| 7:52 am on May 23, 2004 (gmt 0)|
There's literally tons of online tutorials. Just do some searches until you find some that you like. That's how I learned. I never took a class. Didn't even buy a book until years after I became a solid programmer (though some people like books better - if that's you, by all means hit the book store. There's tons there too).
| 1:04 pm on May 23, 2004 (gmt 0)|
Besides online tutorials, I recommend a good book for offline reading to get a feeling for the background-philosophy and structure of a programming language.
Going to Amazon searching for "perl programming" you will get many hints on books about perl. Your local book store may have some, too.
**THE** classic book is "Programming Perl" by Larry Wall (the developer of Perl) et al, also known as the famous "camel"-book, well written and worth reading.
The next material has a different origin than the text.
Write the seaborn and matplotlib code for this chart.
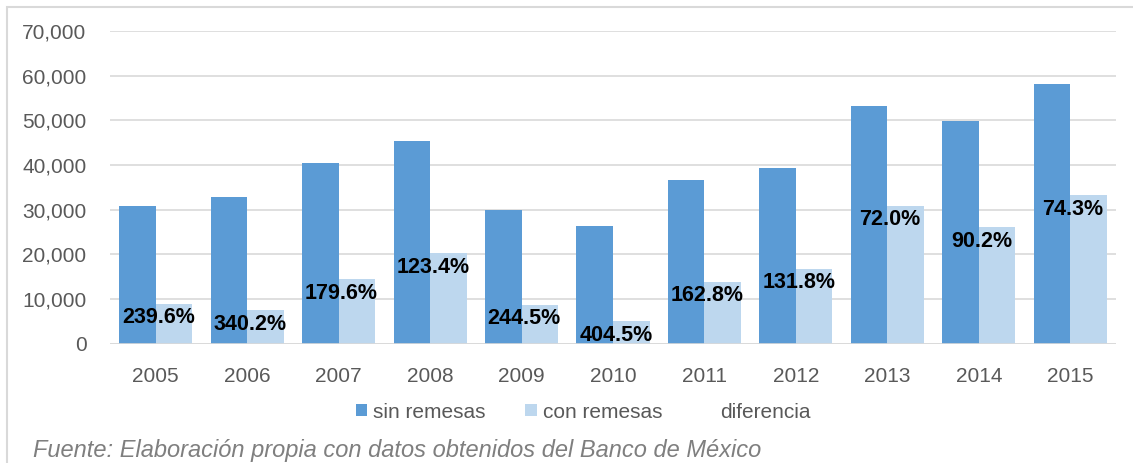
"""
Ingreso con y sin remesas, 2005-2015
barras agrupadas con etiqueta de diferencia
"""

import pandas as pd
import matplotlib
matplotlib.use('Agg')
import matplotlib.pyplot as plt
from matplotlib.patches import Patch, Rectangle
from matplotlib.lines import Line2D
import seaborn as sns

# datos
years = ['2005', '2006', '2007', '2008', '2009', '2010',
         '2011', '2012', '2013', '2014', '2015']
sin_remesas = [30700, 32900, 40400, 45400, 29900, 26400,
               36700, 39300, 53200, 49800, 58100]
con_remesas = [8900, 7400, 14400, 20200, 8600, 5000,
               13800, 16800, 30800, 26000, 33200]
diferencia = ['239.6%', '340.2%', '179.6%', '123.4%', '244.5%', '404.5%',
              '162.8%', '131.8%', '72.0%', '90.2%', '74.3%']
series = ['sin remesas', 'con remesas']
colores = ['#5B9BD5', '#BDD7EE']

df = pd.DataFrame({
    'year': years * 2,
    'serie': [series[0]] * len(years) + [series[1]] * len(years),
    'valor': sin_remesas + con_remesas,
})

sns.set_style('white')
plt.rcParams['font.family'] = ['Liberation Sans', 'DejaVu Sans']
TAM = 15

W, H = 1133, 463
fig = plt.figure(figsize=(W / 100, H / 100), dpi=100)
ax = fig.add_axes([110 / W, 1 - 343.5 / H, (1116 - 110) / W, (343.5 - 31) / H])

sns.barplot(data=df, x='year', y='valor', hue='serie', hue_order=series,
            palette=colores, width=0.8, gap=0, saturation=1, linewidth=0,
            legend=False, ax=ax, zorder=3)

ax.set_ylim(0, 70000)
ax.set_yticks(range(0, 70001, 10000))
ax.set_yticklabels([f'{v:,}' for v in range(0, 70001, 10000)])
ax.yaxis.grid(True, color='#D9D9D9', linewidth=1.2, zorder=0)
ax.set_axisbelow(True)
for s in ax.spines.values():
    s.set_visible(False)
ax.axhline(0, color='#D9D9D9', linewidth=1.2, zorder=4)
ax.set_xlabel('')
ax.set_ylabel('')
ax.tick_params(axis='both', length=0, labelsize=TAM, colors='#595959')
ax.tick_params(axis='y', pad=17)
ax.tick_params(axis='x', pad=17)

# etiquetas de diferencia, centradas en cada grupo
for i, (v, txt) in enumerate(zip(con_remesas, diferencia)):
    ax.annotate(txt, (i, v), xytext=(2, -10), textcoords='offset points',
                ha='center', va='center', fontsize=15.5, fontweight='bold',
                color='black', zorder=5)

handles = [Patch(facecolor=colores[0], edgecolor='none'),
           Patch(facecolor=colores[1], edgecolor='none'),
           Line2D([], [], color='none')]
fig.legend(handles, series + ['diferencia'], loc='center',
           bbox_to_anchor=(583 / W, 1 - 412 / H), ncol=3, frameon=False,
           fontsize=TAM, labelcolor='#595959', handlelength=0.55,
           handleheight=0.55, handletextpad=0.3, columnspacing=1.9)

# marco exterior
fig.patches.append(Rectangle((7 / W, -0.1), 1.2, 1.1 - 7 / H,
                             transform=fig.transFigure, fill=False,
                             edgecolor='#D9D9D9', linewidth=1.5))

fig.text(33 / W, 1 - 451 / H,
         'Fuente: Elaboración propia con datos obtenidos del Banco de México',
         fontsize=17, style='italic', color='#7F7F7F', va='center')

fig.savefig('out.png', dpi=100)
| 8:21 pm on May 23, 2004 (gmt 0)|
I can highly recommend the 'perl cookbook'. Its a big book, but really worth it. Gives lots of example code which helps you put it all together. I've also go 'perl in a nutshell' which is ok, but is really just a reference book, contains little sample code, and does not have any better value that the online perl documentation ( from activestate ).
| 2:46 pm on May 24, 2004 (gmt 0)|
If you like using a book to start out, I recommend Peachpit press's Visual Quickstart Guides. I thought Perl for the WWW was a good book for someone just starting out. The O'Reilly books are great, once you have a handle on what you're doing, but are really a waste of money unless you already have progrmaming experience in another language or until you're familiar with the basics of Perl.
| 7:31 pm on May 24, 2004 (gmt 0)|
I have a good short introduction to Perl/CGI. It only scratches the surface but it has lots of good crucial info that first-time scripters need to know. I'm not allowed to post the url here so do a search for: perl bluejay
| 7:54 pm on May 24, 2004 (gmt 0)|
The Oreilly books are a great way to learn the Perl language. But to learn to Perl you have to code. You can find example programs to modify from the Oreilly web site (all books have example programs) or perlmonks.org . Before you know it you will be lazy, impatient, and hubristic...
| 2:03 am on May 26, 2004 (gmt 0)|
Thanks for the input. I am going to look into the books you recommended.
| 4:26 am on May 29, 2004 (gmt 0)|
The Orielly Book: Learning Perl
It is the best.
| 8:02 pm on Jun 4, 2004 (gmt 0)|
i'm reading learning perl at the moment. good book but it does make some assumptions.
i think that perl is probably a breeze if you are coming to it from the right direction. if you are a unix command line/shell script expert then i expect it is a fairly easy transition. if on the other hand you come more from a windows & C++ direction then it is not quite such an easy transition.
given enough time i'm sure i'll figure it out
| 5:05 pm on Jun 7, 2004 (gmt 0)|
I will second Peachpit's Quickstart guide to Perl. Excellent book for beginners.
| 5:55 pm on Jun 16, 2004 (gmt 0)|
I'm just starting out but I LOVE the Deitel and Deitel books. I'm using the latest edition of Perl: how to program (or something along those lines!). It is written like a college text so that it actually teaches, not just spouts off info without giving the how's and why's.